Work to complete
Pictures excluded, return the lines below from the first through the line holding "8.4, 8.6, 8.4];".

────────────────

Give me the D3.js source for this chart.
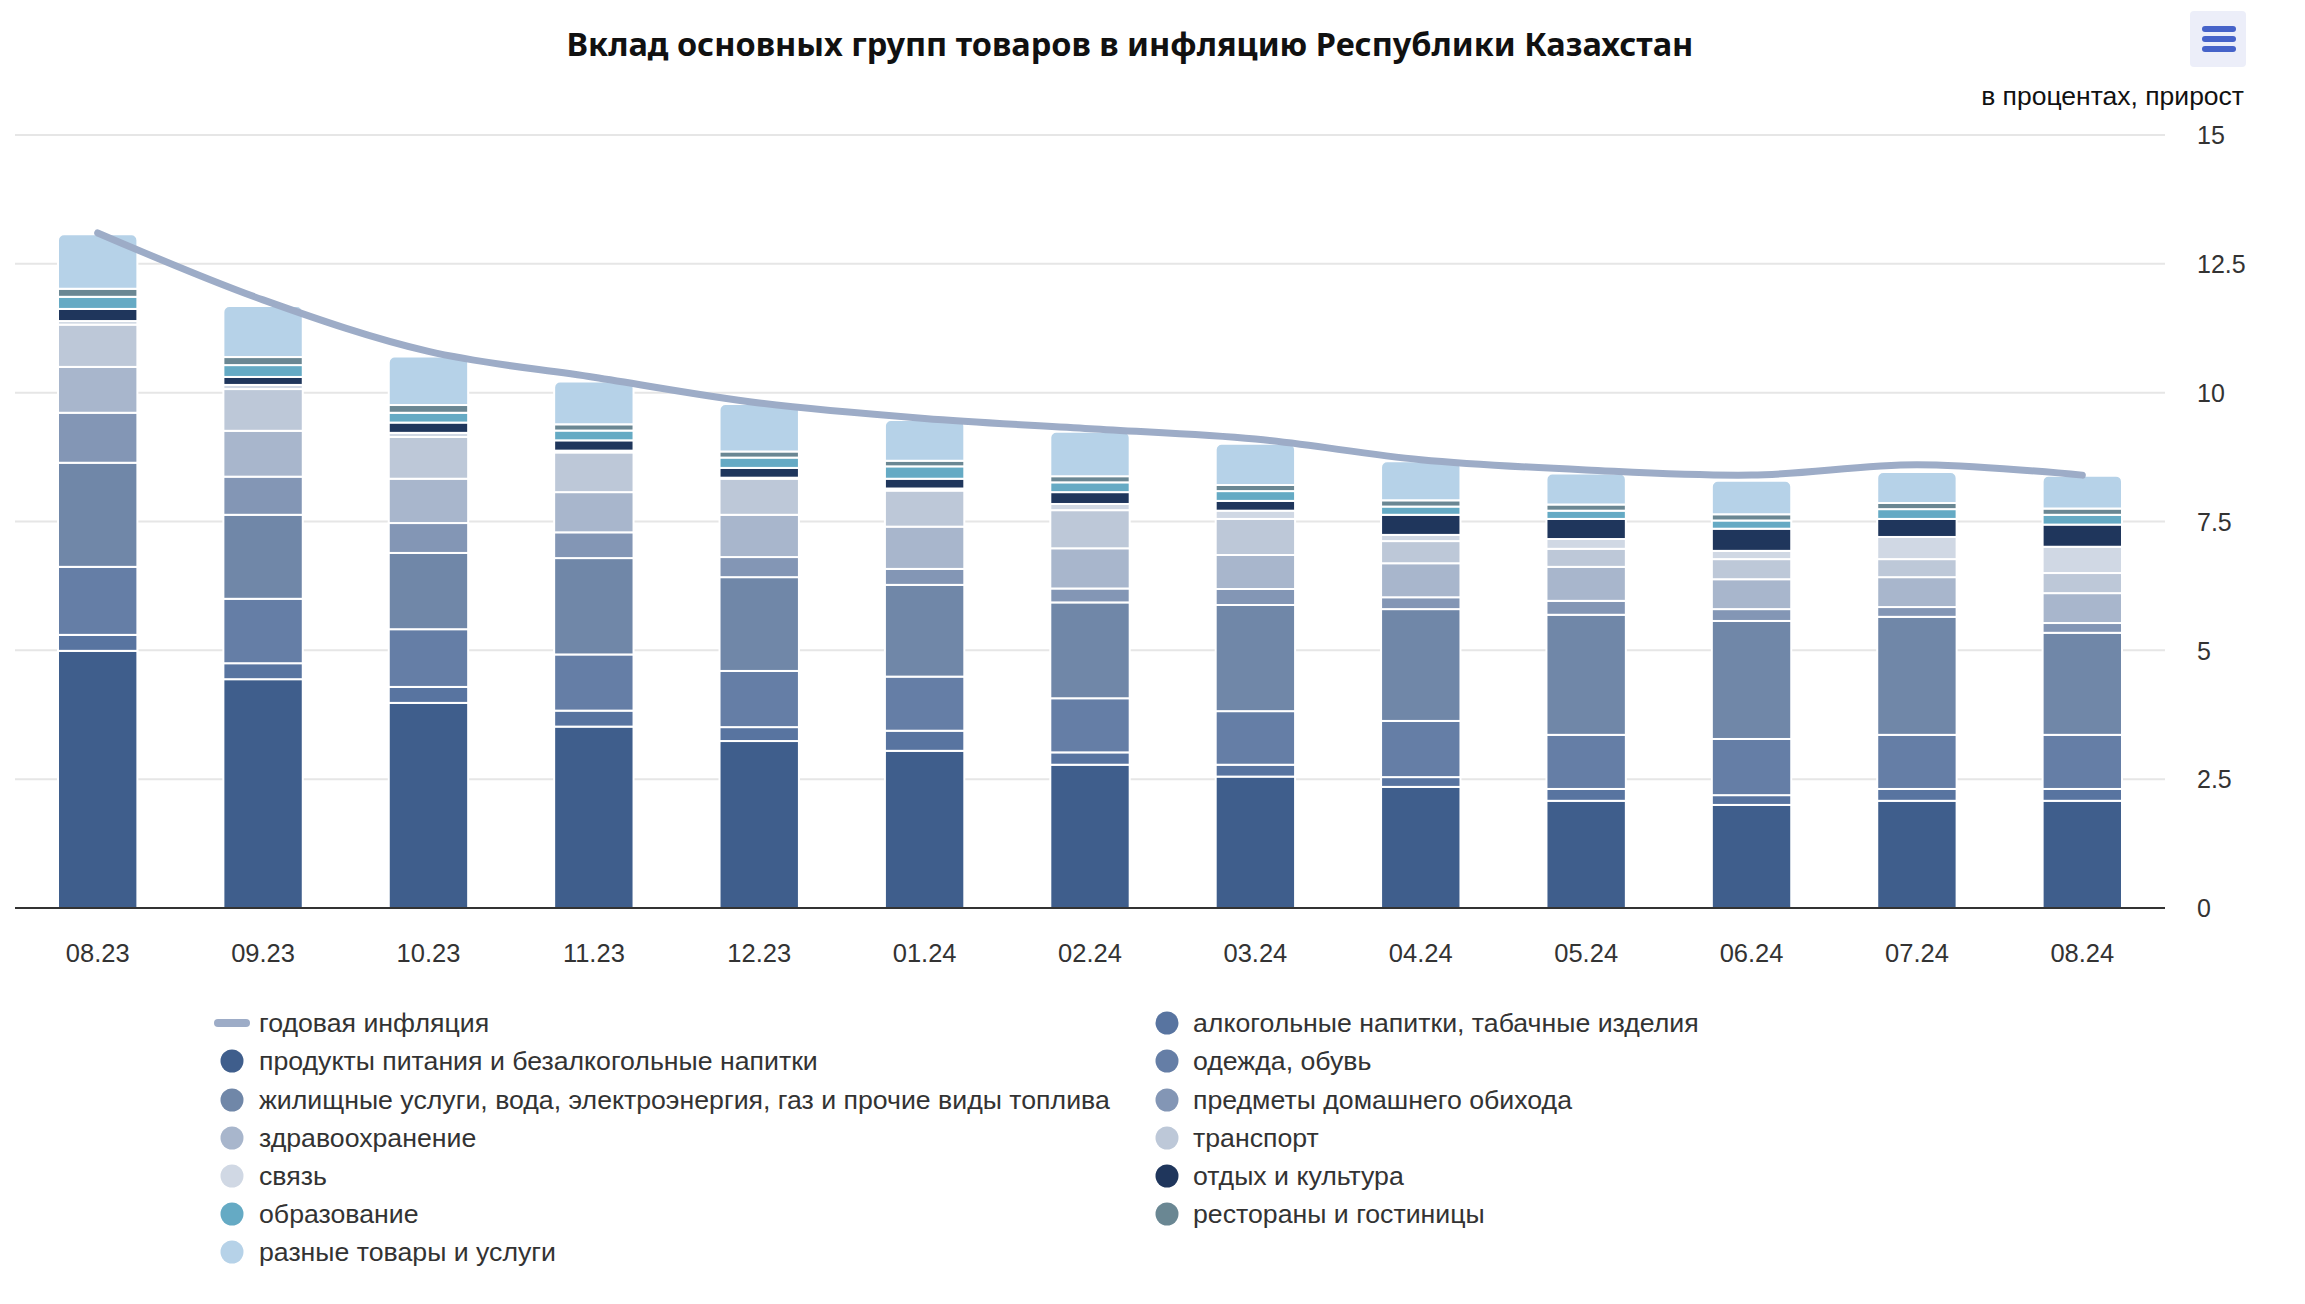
<!DOCTYPE html>
<html><head><meta charset="utf-8">
<script src="https://cdn.jsdelivr.net/npm/d3@7/dist/d3.min.js"></script>
<style>
html,body{margin:0;padding:0;background:#fff;}
svg{display:block;}
</style></head>
<body>
<svg id="chart" width="2305" height="1304"></svg>
<script>
const categories = ["08.23","09.23","10.23","11.23","12.23","01.24","02.24","03.24","04.24","05.24","06.24","07.24","08.24"];
const inflation = [13.1, 11.8, 10.8, 10.3, 9.8, 9.5, 9.3, 9.1, 8.7, 8.5, 8.4, 8.6, 8.4];

const food = [4.99, 4.44, 3.98, 3.52, 3.24, 3.05, 2.78, 2.55, 2.35, 2.08, 2.00, 2.08, 2.08];
const alcohol = [0.31, 0.31, 0.31, 0.31, 0.27, 0.39, 0.24, 0.23, 0.19, 0.23, 0.19, 0.23, 0.23];
const clothing = [1.32, 1.25, 1.12, 1.09, 1.09, 1.05, 1.05, 1.04, 1.09, 1.05, 1.09, 1.05, 1.05];
const housing = [2.02, 1.63, 1.48, 1.87, 1.82, 1.78, 1.86, 2.06, 2.17, 2.33, 2.29, 2.29, 1.98];
const household = [0.97, 0.74, 0.58, 0.50, 0.39, 0.31, 0.27, 0.31, 0.23, 0.27, 0.23, 0.19, 0.19];
const health = [0.89, 0.89, 0.86, 0.78, 0.82, 0.82, 0.78, 0.66, 0.66, 0.66, 0.58, 0.58, 0.58];
const transport = [0.82, 0.81, 0.81, 0.77, 0.70, 0.70, 0.74, 0.70, 0.43, 0.35, 0.39, 0.35, 0.39];
const communication = [0.07, 0.08, 0.08, 0.035, 0.02, 0.04, 0.12, 0.16, 0.12, 0.19, 0.16, 0.43, 0.51];
const recreation = [0.235, 0.155, 0.20, 0.20, 0.19, 0.19, 0.23, 0.19, 0.39, 0.39, 0.43, 0.35, 0.43];
const education = [0.235, 0.23, 0.19, 0.19, 0.20, 0.24, 0.19, 0.19, 0.16, 0.16, 0.16, 0.19, 0.19];
const restaurants = [0.155, 0.155, 0.15, 0.12, 0.12, 0.11, 0.12, 0.12, 0.12, 0.12, 0.12, 0.12, 0.12];
const misc = [1.06, 0.99, 0.94, 0.83, 0.92, 0.79, 0.86, 0.80, 0.76, 0.60, 0.65, 0.60, 0.64];

const yTicks = [0, 2.5, 5, 7.5, 10, 12.5, 15];
const yTickLabels = ["0", "2.5", "5", "7.5", "10", "12.5", "15"];

const lineName = "годовая инфляция";
const lineColor = "#9dacc7";

// stacking order bottom -> top
const series = [
  {name: "продукты питания и безалкогольные напитки", values: food, color: "#3f5e8c"},
  {name: "алкогольные напитки, табачные изделия", values: alcohol, color: "#5874a0"},
  {name: "одежда, обувь", values: clothing, color: "#657ea6"},
  {name: "жилищные услуги, вода, электроэнергия, газ и прочие виды топлива", values: housing, color: "#7087a8"},
  {name: "предметы домашнего обихода", values: household, color: "#8396b5"},
  {name: "здравоохранение", values: health, color: "#a8b6cc"},
  {name: "транспорт", values: transport, color: "#bdc8d8"},
  {name: "связь", values: communication, color: "#d0d8e4"},
  {name: "отдых и культура", values: recreation, color: "#1f365c"},
  {name: "образование", values: education, color: "#65aac4"},
  {name: "рестораны и гостиницы", values: restaurants, color: "#6a8793"},
  {name: "разные товары и услуги", values: misc, color: "#b6d2e8"}
];

// legend layout (names in reading order)
const legendLeft = [lineName, series[0].name, series[3].name, series[5].name, series[7].name, series[9].name, series[11].name];
const legendRight = [series[1].name, series[2].name, series[4].name, series[6].name, series[8].name, series[10].name];

const svg = d3.select("#chart");
const FONT = "'Liberation Sans', Arial, Helvetica, sans-serif";

const x = d3.scaleBand().domain(categories).range([15, 2165]).paddingInner(0.52).paddingOuter(0.26);
const y = d3.scaleLinear().domain([0, 15]).range([908, 135]);

// title
svg.append("text")
  .attr("x", 1130).attr("y", 56)
  .attr("text-anchor", "middle")
  .attr("font-family", "'Noto Sans', 'Open Sans', sans-serif")
  .attr("font-weight", 700)
  .attr("font-size", 32.5)
  .attr("fill", "#111")
  .text("Вклад основных групп товаров в инфляцию Республики Казахстан");

// menu button
const menu = svg.append("g");
menu.append("rect").attr("x", 2190).attr("y", 11).attr("width", 56).attr("height", 56).attr("rx", 4).attr("fill", "#eceef9");
[29, 39, 49].forEach(yy => {
  menu.append("line").attr("x1", 2205).attr("x2", 2233).attr("y1", yy).attr("y2", yy)
    .attr("stroke", "#4663c9").attr("stroke-width", 6).attr("stroke-linecap", "round");
});

// axis title
svg.append("text")
  .attr("x", 2244).attr("y", 105)
  .attr("text-anchor", "end")
  .attr("font-family", FONT).attr("font-size", 26.5).attr("fill", "#111")
  .text("в процентах, прирост");

// grid
svg.append("g").selectAll("line").data(yTicks.filter(t => t > 0)).join("line")
  .attr("x1", 15).attr("x2", 2165)
  .attr("y1", d => y(d)).attr("y2", d => y(d))
  .attr("stroke", "#e6e6e6").attr("stroke-width", 2);

// y axis labels (right)
const yAxis = d3.axisRight(y).tickValues(yTicks).tickSize(0).tickPadding(0)
  .tickFormat((d, i) => yTickLabels[i]);
const yg = svg.append("g").attr("transform", "translate(2197,0)").call(yAxis);
yg.select(".domain").remove();
yg.selectAll("text").attr("font-family", FONT).attr("font-size", 25).attr("fill", "#333").attr("dy", "0.35em");

// stacked data
const keys = series.map((s, i) => i);
const rows = categories.map((c, j) => {
  const r = {cat: c};
  series.forEach((s, i) => r[i] = s.values[j]);
  return r;
});
const stacked = d3.stack().keys(keys)(rows);

const bw = x.bandwidth();
const r = 6;
const barsG = svg.append("g");
stacked.forEach((layer, li) => {
  const isTop = li === stacked.length - 1;
  const g = barsG.append("g");
  layer.forEach((d, j) => {
    const x0 = x(categories[j]);
    const yTop = y(d[1]), yBot = y(d[0]);
    if (!isTop) {
      g.append("rect")
        .attr("x", x0).attr("y", yTop)
        .attr("width", bw).attr("height", Math.max(0, yBot - yTop))
        .attr("fill", series[li].color)
        .attr("stroke", "#fff").attr("stroke-width", 2);
    } else {
      const p = d3.path();
      p.moveTo(x0, yBot);
      p.lineTo(x0, yTop + r);
      p.arcTo(x0, yTop, x0 + r, yTop, r);
      p.lineTo(x0 + bw - r, yTop);
      p.arcTo(x0 + bw, yTop, x0 + bw, yTop + r, r);
      p.lineTo(x0 + bw, yBot);
      p.closePath();
      g.append("path").attr("d", p.toString())
        .attr("fill", series[li].color)
        .attr("stroke", "#fff").attr("stroke-width", 2);
    }
  });
});

// x axis
svg.append("line").attr("x1", 15).attr("x2", 2165).attr("y1", 908).attr("y2", 908)
  .attr("stroke", "#333").attr("stroke-width", 2);
const xAxis = d3.axisBottom(x).tickSize(0).tickPadding(0);
const xg = svg.append("g").attr("transform", "translate(0,945)").call(xAxis);
xg.select(".domain").remove();
xg.selectAll("text").attr("font-family", FONT).attr("font-size", 25.5).attr("fill", "#333").attr("dy", "0.35em").attr("y", 8);

// line
const line = d3.line()
  .x((d, i) => x(categories[i]) + bw / 2)
  .y(d => y(d))
  .curve(d3.curveCatmullRom.alpha(0.5));
svg.append("path").datum(inflation)
  .attr("d", line)
  .attr("fill", "none")
  .attr("stroke", lineColor)
  .attr("stroke-width", 7)
  .attr("stroke-linecap", "round")
  .attr("stroke-linejoin", "round");

// legend
const colorOf = name => name === lineName ? lineColor : series.find(s => s.name === name).color;
const legendRowsY = [1023, 1061, 1100, 1138, 1176, 1214, 1252];
function drawLegend(list, symX, textX) {
  list.forEach((name, i) => {
    const yy = legendRowsY[i];
    if (name === lineName) {
      svg.append("line").attr("x1", symX - 14).attr("x2", symX + 14).attr("y1", yy).attr("y2", yy)
        .attr("stroke", lineColor).attr("stroke-width", 8).attr("stroke-linecap", "round");
    } else {
      svg.append("circle").attr("cx", symX).attr("cy", yy).attr("r", 11.5).attr("fill", colorOf(name));
    }
    svg.append("text").attr("x", textX).attr("y", yy).attr("dy", "0.35em")
      .attr("font-family", FONT).attr("font-size", 26.7).attr("fill", "#333")
      .text(name);
  });
}
drawLegend(legendLeft, 232, 259);
drawLegend(legendRight, 1167, 1193);
</script>
</body></html>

────────────────

Answer to the task
Give me the D3.js source for this chart.
<!DOCTYPE html>
<html><head><meta charset="utf-8">
<script src="https://cdn.jsdelivr.net/npm/d3@7/dist/d3.min.js"></script>
<style>
html,body{margin:0;padding:0;background:#fff;}
svg{display:block;}
</style></head>
<body>
<svg id="chart" width="2305" height="1304"></svg>
<script>
const categories = ["08.23","09.23","10.23","11.23","12.23","01.24","02.24","03.24","04.24","05.24","06.24","07.24","08.24"];
const inflation = [13.1, 11.8, 10.8, 10.3, 9.8, 9.5, 9.3, 9.1, 8.7, 8.5, 8.4, 8.6, 8.4];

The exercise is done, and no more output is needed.